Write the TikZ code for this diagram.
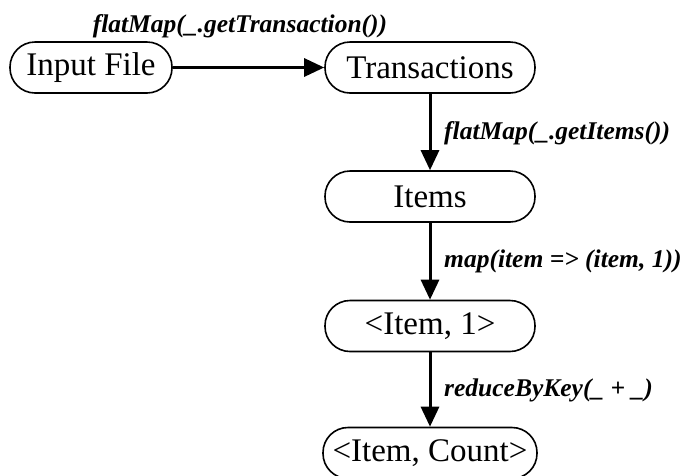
\documentclass[tikz,border=0pt]{standalone}
\usepackage{fontspec}
\setmainfont{Liberation Serif}
\usetikzlibrary{arrows.meta}
\begin{document}
\begin{tikzpicture}[x=1pt,y=-1pt,
  box/.style={draw,line width=1.6pt,rounded corners=25pt,minimum height=51pt,inner sep=0pt,
    font=\fontsize{33}{38}\selectfont},
  conn/.style={line width=3pt,-{Triangle[length=20pt,width=18pt]}},
  lbl/.style={font=\fontsize{25.5}{30}\selectfont\bfseries\itshape,inner sep=0pt}]
\useasboundingbox (0,0) rectangle (685,475);
\node[box,minimum width=162pt] (in) at (91,67.5) {Input File};
\node[box,minimum width=210pt] (tr) at (430,67.5) {Transactions};
\node[box,minimum width=210pt] (it) at (430,196.5) {Items};
\node[box,minimum width=210pt] (one) at (430,326) {<Item, 1>};
\node[box,minimum width=214pt] (cnt) at (430,453) {<Item, Count>};
\draw[conn] (in) -- (tr);
\draw[conn] (tr) -- (it);
\draw[conn] (it) -- (one);
\draw[conn] (one) -- (cnt);
\node[lbl] (l1) at (240,26) {flatMap(\_.getTransaction())};
\node[lbl,anchor=west] (l2) at (444,133) {flatMap(\_.getItems())};
\node[lbl,anchor=west] (l3) at (444,261) {map(item => (item, 1))};
\node[lbl,anchor=west] (l4) at (444,390) {reduceByKey(\_ + \_)};
\end{tikzpicture}
\end{document}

##############################

## EXERCISE BRIEF
Skip the pictures, then retype every line above exactly.

## TASK SOLUTION
Write the TikZ code for this diagram.
\documentclass[tikz,border=0pt]{standalone}
\usepackage{fontspec}
\setmainfont{Liberation Serif}
\usetikzlibrary{arrows.meta}
\begin{document}
\begin{tikzpicture}[x=1pt,y=-1pt,
  box/.style={draw,line width=1.6pt,rounded corners=25pt,minimum height=51pt,inner sep=0pt,
    font=\fontsize{33}{38}\selectfont},
  conn/.style={line width=3pt,-{Triangle[length=20pt,width=18pt]}},
  lbl/.style={font=\fontsize{25.5}{30}\selectfont\bfseries\itshape,inner sep=0pt}]
\useasboundingbox (0,0) rectangle (685,475);
\node[box,minimum width=162pt] (in) at (91,67.5) {Input File};
\node[box,minimum width=210pt] (tr) at (430,67.5) {Transactions};
\node[box,minimum width=210pt] (it) at (430,196.5) {Items};
\node[box,minimum width=210pt] (one) at (430,326) {<Item, 1>};
\node[box,minimum width=214pt] (cnt) at (430,453) {<Item, Count>};
\draw[conn] (in) -- (tr);
\draw[conn] (tr) -- (it);
\draw[conn] (it) -- (one);
\draw[conn] (one) -- (cnt);
\node[lbl] (l1) at (240,26) {flatMap(\_.getTransaction())};
\node[lbl,anchor=west] (l2) at (444,133) {flatMap(\_.getItems())};
\node[lbl,anchor=west] (l3) at (444,261) {map(item => (item, 1))};
\node[lbl,anchor=west] (l4) at (444,390) {reduceByKey(\_ + \_)};
\end{tikzpicture}
\end{document}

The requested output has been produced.